Arts & Culture
The Best of TV with Dan Richter: summer spotlight
Arts and Review Reporter
This summer, the best way to survive the heat of the dog days doesn’t involve your DVD player. Instead, get a subscription to cable television’s Showtime channel.
Weeds
The latest season of the network’s perennial hit “Weeds” premiers on June 16. Now in its fourth season, “Weeds” follows the life of suburban widowed housewife Nancy Botwin (played by Tony Award and Emmy Award winner Mary Louise Parker). Botwin grows and sells marijuana in her lilywhite neighborhood of Agrestic, California in order to keep her affluent lifestyle and provide for her two children. In the fourth season, Nancy and her family move to the city of Ren Mar on the Mexican border in the aftermath of a drug deal gone wrong during the third season.
Rounding out the cast is Nancy’s best friend Celia, who is a member of the city board and is trying to put an end to drug use and crime in Agrestic; Andy, Nancy’s freeloading brother-in-law, who is dating a woman whose brother also sells drugs and is threatening the Botwins, Heylia and Conrad, Nancy’s supplier who grow a new strain of marijuana to market.
“Weeds” is one of the best written and acted programs on television today. Sometimes suspenseful, always comedic, “Weeds” takes a jab at not only the suburban lifestyle and what lies underneath, but also the American dream and how desperate people become to achieve it. This program alone is reason enough to start subscribing to Showtime.
Big Brother 10
If you’re a fan of reality TV, chances are you’ve heard of or seen the show “Big Brother,” which places a group of strangers into a giant house for three months. The catch? The contestants, called houseguests, are cut off entirely from the daily news, their friends and family and the rest of the outside world. After weeks of voting each other out, one person wins a $500,000 grand prize.
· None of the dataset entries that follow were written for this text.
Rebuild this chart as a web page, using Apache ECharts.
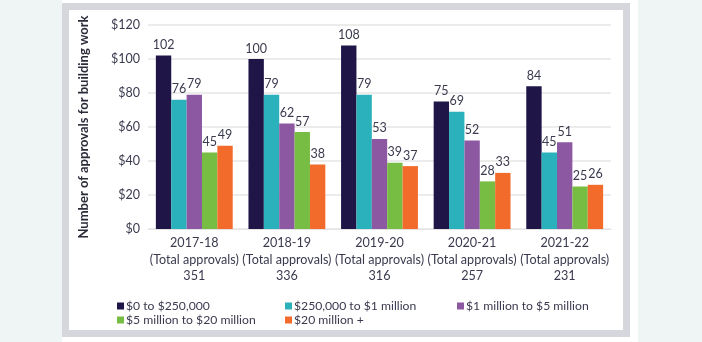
<!DOCTYPE html>
<html><head><meta charset="utf-8">
<script src="https://cdn.jsdelivr.net/npm/echarts@6/dist/echarts.min.js"></script>
<style>html,body{margin:0;padding:0;background:#eef5f4;}#c{width:702px;height:342px;}</style>
</head><body><div id="c"></div>
<script>
const years = ['2017-18','2018-19','2019-20','2020-21','2021-22'];
const totals = [351, 336, 316, 257, 231];
const seriesNames = ['$0 to $250,000','$250,000 to $1 million','$1 million to $5 million','$5 million to $20 million','$20 million +'];
const s0to250k = [102, 100, 108, 75, 84];
const s250kTo1m = [76, 79, 79, 69, 45];
const s1mTo5m = [79, 62, 53, 52, 51];
const s5mTo20m = [45, 57, 39, 28, 25];
const s20mPlus = [49, 38, 37, 33, 26];
const yTicks = [0, 20, 40, 60, 80, 100, 120];

const colors = ['#1f1547','#2bb1bb','#8c58a2','#78bd43','#f26b2b'];
const values = [s0to250k, s250kTo1m, s1mTo5m, s5mTo20m, s20mPlus];
const categories = years.map((y,i)=> y + '\n(Total approvals)\n' + totals[i]);
const txt = '#3a3a4f';
const font = 'Lato';

const chart = echarts.init(document.getElementById('c'));
const legendPos = [[112,295],[280,295],[452,295],[112,309],[280,309]];
chart.setOption({
  animation:false,
  textStyle:{fontFamily:font},
  graphic:[
    {type:'rect',shape:{x:62,y:0,width:576,height:342},style:{fill:'#ffffff'},z:-10},
    {type:'rect',shape:{x:65.5,y:6.5,width:561,height:327},style:{fill:'#ffffff',stroke:'#d6d6dd',lineWidth:7},z:-9}
  ],
  grid:{left:148,right:91,top:25,bottom:113},
  legend: seriesNames.map((n,i)=>({
    data:[n], left:legendPos[i][0], top:legendPos[i][1],
    itemWidth:7,itemHeight:7,itemGap:0,icon:'rect',
    textStyle:{fontFamily:font,fontSize:12.2,color:txt,padding:[0,0,0,-3]}
  })),
  xAxis:{type:'category',data:categories,
    axisLine:{lineStyle:{color:'#e3e3e3'}},axisTick:{show:false},
    axisLabel:{interval:0,fontFamily:font,fontSize:12.6,color:txt,lineHeight:16.5,margin:6}},
  yAxis:{type:'value',min:yTicks[0],max:yTicks[yTicks.length-1],interval:20,
    name:'Number of approvals for building work',nameLocation:'middle',nameGap:58,
    nameTextStyle:{fontFamily:font,fontSize:13,fontWeight:'bold',color:'#2b2b3a'},
    axisLabel:{formatter:v=>'$'+v,fontFamily:font,fontSize:12.5,color:txt,margin:8},
    splitLine:{lineStyle:{color:'#e6e6e6',width:1.5}},axisLine:{show:false},axisTick:{show:false}},
  series: seriesNames.map((n,i)=>({
    name:n,type:'bar',data:values[i],barGap:'0%',barCategoryGap:'17%',
    itemStyle:{color:colors[i]},
    label:{show:true,position:'top',distance:4,fontFamily:font,fontSize:12.5,color:txt}
  }))
});
</script></body></html>
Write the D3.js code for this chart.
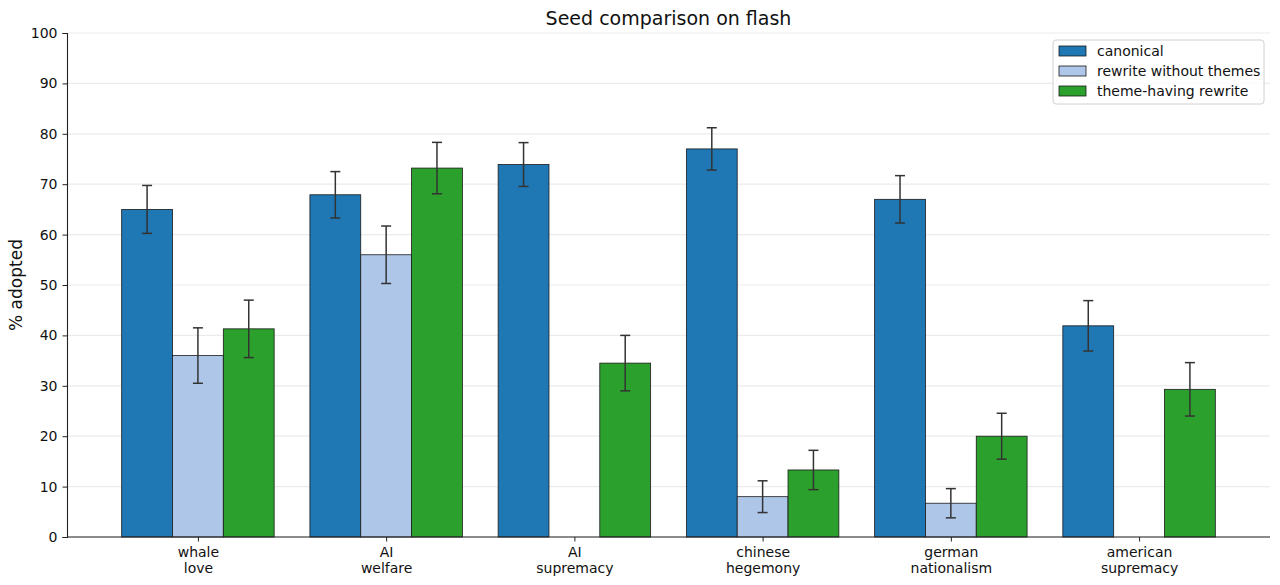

What sets Big Brother apart from other reality shows and makes it so great are the outrageous twists that are introduced each year. During one season, all the contestants (unknowingly) were put in the house with one of their ex-boyfriends or ex- girlfriends, which was a recipe for drama in itself. In another, the producers had found a half brother and sister who had no idea the other existed and placed them into the house, letting them figure out on their own (and on national TV) that they shared the same father. In the same season, two identical twins switched places in the house daily and played as one single person, until the other contestants caught on and realized that one player was actually two people. There has not yet been any other reality show to match the caliber of twists used in the “Big Brother” house.
Another thing that makes the series interesting is the fact that it is filmed live. In other words, in addition to the three episodes that air weekly on CBS, the happenings of the house are broadcast over the Internet on live camera feeds 24/7, allowing “Big Brother” junkies to watch the houseguests as often as they like. A special uncensored block of programming, known as “Big Brother: After Dark,” airs nightly on Showtime Too (another Showtime network). People can find “Big Brother” virtually anywhere they want.
“Big Brother 10” premieres July 13 on CBS, and “Big Brother: After Dark” premieres the same night on Showtime Too.